SHORT TASK:
Your answer should be a single number: the count of lines containing "chart".

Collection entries
================================

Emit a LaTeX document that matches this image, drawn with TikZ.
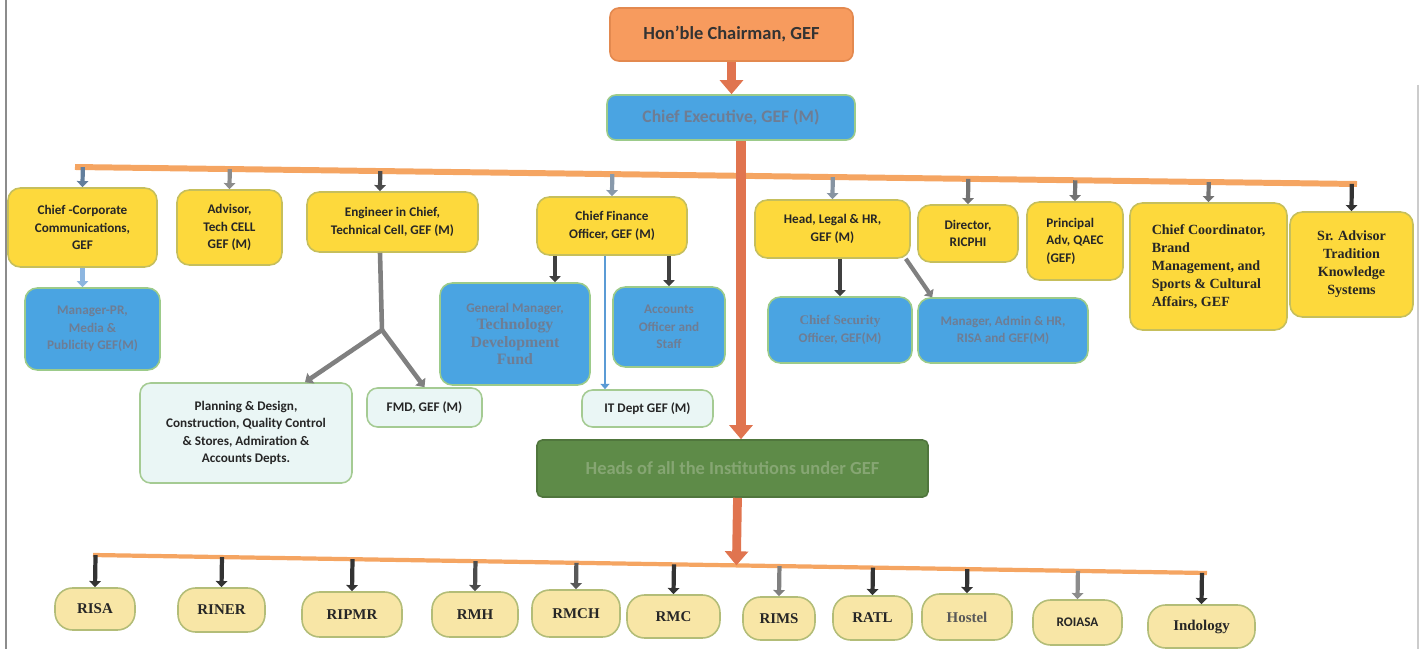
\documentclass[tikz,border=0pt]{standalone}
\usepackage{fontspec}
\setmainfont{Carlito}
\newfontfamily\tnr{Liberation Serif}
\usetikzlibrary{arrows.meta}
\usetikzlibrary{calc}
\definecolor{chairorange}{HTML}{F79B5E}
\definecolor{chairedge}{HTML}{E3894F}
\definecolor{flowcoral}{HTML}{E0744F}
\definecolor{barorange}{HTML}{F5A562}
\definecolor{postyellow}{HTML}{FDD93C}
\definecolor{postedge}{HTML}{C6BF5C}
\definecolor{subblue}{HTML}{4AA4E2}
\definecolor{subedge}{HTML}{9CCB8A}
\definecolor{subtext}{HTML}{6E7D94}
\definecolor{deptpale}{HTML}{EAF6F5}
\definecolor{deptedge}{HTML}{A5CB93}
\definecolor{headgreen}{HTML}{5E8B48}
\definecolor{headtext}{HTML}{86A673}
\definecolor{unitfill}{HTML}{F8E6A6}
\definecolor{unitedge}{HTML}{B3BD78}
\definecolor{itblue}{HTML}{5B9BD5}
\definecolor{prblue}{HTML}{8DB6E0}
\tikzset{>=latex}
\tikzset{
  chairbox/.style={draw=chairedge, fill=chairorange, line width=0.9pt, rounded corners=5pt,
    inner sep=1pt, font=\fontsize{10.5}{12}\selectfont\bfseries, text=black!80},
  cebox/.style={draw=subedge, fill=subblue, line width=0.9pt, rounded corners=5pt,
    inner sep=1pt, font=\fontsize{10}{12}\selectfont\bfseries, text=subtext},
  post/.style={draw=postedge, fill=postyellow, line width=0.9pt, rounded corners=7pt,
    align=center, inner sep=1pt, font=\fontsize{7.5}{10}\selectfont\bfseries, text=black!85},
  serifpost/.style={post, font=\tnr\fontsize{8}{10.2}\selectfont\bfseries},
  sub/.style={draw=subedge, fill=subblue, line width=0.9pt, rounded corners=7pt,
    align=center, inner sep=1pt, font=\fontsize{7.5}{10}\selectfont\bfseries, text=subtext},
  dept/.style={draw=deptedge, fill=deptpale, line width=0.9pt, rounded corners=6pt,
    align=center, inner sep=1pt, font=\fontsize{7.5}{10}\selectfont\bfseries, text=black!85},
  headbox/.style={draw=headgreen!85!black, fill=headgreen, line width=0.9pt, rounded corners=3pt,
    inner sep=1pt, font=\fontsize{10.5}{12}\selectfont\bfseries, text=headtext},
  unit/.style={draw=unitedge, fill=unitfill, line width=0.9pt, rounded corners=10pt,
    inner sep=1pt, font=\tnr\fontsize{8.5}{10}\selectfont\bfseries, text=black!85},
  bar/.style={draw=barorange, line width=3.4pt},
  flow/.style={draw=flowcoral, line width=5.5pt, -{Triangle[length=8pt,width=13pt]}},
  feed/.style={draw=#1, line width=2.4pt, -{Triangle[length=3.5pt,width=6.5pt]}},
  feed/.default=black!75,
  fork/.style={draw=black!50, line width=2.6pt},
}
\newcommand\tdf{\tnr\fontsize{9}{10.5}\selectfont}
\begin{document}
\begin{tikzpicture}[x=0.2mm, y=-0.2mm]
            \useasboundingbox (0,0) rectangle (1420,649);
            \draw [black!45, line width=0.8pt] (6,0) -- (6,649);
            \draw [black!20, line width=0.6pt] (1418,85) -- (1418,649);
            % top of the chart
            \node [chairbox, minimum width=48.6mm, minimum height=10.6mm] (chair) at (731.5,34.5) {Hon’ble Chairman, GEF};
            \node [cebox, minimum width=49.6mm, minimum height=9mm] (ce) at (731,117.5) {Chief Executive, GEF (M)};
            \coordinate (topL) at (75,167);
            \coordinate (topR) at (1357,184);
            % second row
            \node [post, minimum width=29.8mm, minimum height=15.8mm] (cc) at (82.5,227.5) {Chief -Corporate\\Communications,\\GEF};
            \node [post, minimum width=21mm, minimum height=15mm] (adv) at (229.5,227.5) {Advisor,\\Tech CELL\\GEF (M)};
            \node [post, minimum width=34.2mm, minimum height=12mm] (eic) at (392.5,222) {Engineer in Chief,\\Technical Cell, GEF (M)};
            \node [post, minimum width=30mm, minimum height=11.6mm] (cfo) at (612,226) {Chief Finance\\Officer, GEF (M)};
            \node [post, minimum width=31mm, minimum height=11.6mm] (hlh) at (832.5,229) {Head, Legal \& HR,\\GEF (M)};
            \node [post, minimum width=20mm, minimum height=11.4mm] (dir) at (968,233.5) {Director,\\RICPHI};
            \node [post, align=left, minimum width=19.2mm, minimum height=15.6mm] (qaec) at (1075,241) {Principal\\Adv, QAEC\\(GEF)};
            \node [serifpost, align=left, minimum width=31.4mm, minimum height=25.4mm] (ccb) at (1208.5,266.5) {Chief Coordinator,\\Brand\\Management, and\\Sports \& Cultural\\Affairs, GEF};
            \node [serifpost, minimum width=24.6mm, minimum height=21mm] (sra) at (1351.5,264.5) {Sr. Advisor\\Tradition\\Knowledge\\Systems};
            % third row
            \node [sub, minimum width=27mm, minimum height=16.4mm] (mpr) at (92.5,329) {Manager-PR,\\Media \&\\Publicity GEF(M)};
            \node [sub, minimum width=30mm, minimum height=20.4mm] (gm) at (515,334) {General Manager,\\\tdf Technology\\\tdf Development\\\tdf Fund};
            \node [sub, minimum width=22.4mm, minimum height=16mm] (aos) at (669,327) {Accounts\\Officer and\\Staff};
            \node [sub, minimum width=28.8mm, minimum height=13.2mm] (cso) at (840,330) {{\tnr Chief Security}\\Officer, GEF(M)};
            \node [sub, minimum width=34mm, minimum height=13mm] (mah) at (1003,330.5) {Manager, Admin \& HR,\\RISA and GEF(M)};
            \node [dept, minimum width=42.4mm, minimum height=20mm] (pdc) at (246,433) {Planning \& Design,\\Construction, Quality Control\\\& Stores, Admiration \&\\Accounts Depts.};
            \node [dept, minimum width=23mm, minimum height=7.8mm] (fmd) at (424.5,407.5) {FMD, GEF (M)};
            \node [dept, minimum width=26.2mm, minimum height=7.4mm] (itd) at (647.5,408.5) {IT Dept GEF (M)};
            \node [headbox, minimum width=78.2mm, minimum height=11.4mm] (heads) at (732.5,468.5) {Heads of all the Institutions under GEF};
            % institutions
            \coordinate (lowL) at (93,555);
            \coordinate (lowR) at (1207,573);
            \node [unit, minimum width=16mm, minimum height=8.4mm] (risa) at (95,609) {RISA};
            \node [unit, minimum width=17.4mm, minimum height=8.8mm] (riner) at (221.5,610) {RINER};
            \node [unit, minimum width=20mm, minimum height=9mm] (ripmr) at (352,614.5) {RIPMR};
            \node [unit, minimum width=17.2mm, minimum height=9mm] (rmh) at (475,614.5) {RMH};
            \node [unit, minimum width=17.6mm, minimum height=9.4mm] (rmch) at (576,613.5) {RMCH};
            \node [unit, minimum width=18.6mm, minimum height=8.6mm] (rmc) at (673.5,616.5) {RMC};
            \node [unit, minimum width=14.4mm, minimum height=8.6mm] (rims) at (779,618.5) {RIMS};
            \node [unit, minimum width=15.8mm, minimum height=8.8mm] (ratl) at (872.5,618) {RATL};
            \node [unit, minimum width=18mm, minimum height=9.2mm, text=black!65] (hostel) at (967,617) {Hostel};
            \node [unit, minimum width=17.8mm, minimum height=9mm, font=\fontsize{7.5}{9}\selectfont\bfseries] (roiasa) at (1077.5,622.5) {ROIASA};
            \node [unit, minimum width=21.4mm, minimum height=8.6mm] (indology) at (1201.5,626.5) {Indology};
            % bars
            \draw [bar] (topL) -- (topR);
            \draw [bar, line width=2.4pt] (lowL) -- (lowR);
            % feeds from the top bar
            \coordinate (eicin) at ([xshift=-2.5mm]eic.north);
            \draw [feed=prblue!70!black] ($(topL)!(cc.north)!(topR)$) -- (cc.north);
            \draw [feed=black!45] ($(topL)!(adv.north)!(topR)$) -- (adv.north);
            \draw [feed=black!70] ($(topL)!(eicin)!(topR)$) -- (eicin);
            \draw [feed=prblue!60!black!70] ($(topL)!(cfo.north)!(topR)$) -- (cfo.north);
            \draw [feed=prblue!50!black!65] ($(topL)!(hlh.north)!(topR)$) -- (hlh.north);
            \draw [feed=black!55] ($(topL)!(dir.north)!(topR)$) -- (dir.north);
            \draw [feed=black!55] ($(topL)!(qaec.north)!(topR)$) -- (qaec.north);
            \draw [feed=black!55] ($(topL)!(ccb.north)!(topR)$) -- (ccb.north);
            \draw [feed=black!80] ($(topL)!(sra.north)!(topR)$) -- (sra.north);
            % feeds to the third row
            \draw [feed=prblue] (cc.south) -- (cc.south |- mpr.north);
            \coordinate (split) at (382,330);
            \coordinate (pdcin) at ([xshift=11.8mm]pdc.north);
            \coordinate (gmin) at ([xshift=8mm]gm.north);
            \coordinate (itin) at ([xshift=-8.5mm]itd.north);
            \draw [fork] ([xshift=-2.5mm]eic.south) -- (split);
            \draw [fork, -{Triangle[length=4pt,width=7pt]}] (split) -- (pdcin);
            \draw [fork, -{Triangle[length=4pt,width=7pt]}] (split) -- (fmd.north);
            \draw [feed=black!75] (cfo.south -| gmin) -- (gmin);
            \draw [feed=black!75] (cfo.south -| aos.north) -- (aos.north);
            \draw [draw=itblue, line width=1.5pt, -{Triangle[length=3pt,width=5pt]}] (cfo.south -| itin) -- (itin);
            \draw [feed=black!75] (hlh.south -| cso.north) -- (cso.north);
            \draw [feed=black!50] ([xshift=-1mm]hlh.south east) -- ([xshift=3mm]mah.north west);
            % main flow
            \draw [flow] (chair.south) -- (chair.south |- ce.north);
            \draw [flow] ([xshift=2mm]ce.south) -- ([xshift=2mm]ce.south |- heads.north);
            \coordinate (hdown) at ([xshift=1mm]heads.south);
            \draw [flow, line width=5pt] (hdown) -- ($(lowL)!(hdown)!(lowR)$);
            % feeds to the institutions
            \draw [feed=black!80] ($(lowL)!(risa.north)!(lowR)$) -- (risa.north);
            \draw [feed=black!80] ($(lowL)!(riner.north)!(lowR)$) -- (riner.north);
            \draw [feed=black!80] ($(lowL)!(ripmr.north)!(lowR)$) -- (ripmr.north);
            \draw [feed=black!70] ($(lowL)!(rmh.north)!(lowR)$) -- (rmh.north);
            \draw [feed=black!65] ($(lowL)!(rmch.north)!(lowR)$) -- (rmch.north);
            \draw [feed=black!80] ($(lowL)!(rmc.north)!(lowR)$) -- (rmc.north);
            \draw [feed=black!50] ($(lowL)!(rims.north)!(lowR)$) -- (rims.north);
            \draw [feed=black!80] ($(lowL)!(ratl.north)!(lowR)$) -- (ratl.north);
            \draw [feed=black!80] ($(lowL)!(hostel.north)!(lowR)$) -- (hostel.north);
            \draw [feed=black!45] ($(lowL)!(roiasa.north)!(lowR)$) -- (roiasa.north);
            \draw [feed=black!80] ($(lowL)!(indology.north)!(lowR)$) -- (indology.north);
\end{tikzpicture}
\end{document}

================================

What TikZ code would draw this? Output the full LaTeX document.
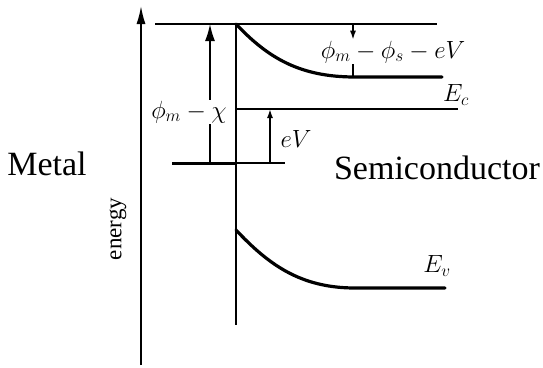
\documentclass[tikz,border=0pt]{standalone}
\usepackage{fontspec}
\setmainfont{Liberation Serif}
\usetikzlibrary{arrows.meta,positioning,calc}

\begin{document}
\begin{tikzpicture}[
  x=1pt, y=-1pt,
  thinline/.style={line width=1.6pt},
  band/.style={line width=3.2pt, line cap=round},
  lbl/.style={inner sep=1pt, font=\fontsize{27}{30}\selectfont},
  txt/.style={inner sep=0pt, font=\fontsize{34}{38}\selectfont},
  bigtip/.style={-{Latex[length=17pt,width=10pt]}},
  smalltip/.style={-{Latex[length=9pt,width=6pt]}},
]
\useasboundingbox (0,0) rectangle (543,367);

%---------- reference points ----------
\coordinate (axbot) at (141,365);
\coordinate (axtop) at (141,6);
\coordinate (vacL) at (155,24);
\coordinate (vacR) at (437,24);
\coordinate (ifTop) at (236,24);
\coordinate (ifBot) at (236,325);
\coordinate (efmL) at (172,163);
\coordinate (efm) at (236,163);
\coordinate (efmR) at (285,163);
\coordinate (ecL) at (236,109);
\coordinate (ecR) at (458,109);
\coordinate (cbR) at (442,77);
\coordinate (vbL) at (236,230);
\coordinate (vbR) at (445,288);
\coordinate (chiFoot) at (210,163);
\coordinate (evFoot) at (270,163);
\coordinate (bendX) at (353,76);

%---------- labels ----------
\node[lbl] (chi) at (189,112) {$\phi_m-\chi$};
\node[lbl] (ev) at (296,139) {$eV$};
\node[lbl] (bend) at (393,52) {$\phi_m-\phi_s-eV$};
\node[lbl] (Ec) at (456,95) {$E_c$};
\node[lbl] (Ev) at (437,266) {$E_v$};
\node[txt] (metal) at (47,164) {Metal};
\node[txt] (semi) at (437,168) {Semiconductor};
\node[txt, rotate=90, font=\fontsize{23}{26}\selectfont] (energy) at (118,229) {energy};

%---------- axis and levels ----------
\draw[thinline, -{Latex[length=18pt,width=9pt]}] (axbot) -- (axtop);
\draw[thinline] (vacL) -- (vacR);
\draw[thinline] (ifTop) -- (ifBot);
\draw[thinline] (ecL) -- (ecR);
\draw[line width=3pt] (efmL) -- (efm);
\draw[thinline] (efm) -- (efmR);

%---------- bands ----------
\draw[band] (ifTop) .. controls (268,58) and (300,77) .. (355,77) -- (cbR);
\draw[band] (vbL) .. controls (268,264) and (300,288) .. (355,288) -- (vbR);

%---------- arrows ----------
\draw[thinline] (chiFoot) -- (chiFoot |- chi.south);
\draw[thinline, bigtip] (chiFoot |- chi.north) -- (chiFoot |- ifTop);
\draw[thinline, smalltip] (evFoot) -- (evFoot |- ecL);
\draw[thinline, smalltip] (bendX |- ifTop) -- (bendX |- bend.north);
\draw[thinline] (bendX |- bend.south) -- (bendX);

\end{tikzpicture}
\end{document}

================================

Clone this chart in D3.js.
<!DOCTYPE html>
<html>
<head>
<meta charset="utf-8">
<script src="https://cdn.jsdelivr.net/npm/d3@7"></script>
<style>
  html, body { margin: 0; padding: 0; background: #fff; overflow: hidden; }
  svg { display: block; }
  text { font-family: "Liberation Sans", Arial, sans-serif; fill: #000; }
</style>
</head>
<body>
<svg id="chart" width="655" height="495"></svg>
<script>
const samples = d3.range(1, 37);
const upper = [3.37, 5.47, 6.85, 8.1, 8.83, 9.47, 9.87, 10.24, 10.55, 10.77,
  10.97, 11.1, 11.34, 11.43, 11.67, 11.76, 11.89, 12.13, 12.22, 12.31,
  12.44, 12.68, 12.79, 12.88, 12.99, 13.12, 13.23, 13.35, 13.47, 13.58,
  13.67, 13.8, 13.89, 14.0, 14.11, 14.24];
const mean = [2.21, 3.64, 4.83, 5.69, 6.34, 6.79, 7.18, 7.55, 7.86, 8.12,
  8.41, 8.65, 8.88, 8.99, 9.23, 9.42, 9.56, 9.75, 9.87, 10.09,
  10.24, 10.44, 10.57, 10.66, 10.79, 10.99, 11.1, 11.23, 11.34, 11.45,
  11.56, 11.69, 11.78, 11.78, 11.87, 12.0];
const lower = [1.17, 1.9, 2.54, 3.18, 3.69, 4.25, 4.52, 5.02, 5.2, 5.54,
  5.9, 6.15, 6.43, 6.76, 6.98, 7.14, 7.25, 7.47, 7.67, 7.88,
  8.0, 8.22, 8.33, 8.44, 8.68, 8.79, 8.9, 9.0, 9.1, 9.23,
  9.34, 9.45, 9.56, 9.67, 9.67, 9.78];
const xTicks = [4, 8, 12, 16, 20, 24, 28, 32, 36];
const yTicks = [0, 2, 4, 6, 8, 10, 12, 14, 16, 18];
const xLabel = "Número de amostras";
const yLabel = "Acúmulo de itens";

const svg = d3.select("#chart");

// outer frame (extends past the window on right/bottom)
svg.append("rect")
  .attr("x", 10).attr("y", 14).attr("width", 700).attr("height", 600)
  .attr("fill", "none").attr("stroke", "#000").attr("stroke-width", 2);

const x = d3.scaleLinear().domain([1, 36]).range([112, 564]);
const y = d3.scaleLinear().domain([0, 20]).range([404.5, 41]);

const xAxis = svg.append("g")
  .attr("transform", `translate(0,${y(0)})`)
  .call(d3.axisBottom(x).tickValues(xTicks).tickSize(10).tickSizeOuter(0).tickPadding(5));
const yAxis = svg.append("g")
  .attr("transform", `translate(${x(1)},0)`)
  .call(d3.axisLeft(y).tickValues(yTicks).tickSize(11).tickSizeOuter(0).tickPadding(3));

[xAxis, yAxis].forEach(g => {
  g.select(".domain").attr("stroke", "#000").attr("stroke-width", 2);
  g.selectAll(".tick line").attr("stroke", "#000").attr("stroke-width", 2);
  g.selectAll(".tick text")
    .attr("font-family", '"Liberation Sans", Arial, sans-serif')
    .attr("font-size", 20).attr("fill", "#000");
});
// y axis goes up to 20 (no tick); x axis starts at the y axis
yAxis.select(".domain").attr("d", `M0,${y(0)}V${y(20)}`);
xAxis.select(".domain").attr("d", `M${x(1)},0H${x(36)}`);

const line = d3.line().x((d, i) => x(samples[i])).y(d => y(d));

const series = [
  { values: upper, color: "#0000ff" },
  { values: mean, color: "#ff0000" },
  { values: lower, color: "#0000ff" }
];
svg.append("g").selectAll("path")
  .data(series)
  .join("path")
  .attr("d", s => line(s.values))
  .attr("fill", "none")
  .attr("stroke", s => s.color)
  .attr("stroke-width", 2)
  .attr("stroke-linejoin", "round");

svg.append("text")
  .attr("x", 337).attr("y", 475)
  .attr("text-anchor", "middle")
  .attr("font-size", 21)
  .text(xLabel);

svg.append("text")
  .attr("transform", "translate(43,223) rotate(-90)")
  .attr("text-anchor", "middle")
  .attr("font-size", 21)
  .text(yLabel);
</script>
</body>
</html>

================================

FINAL RESULT:
4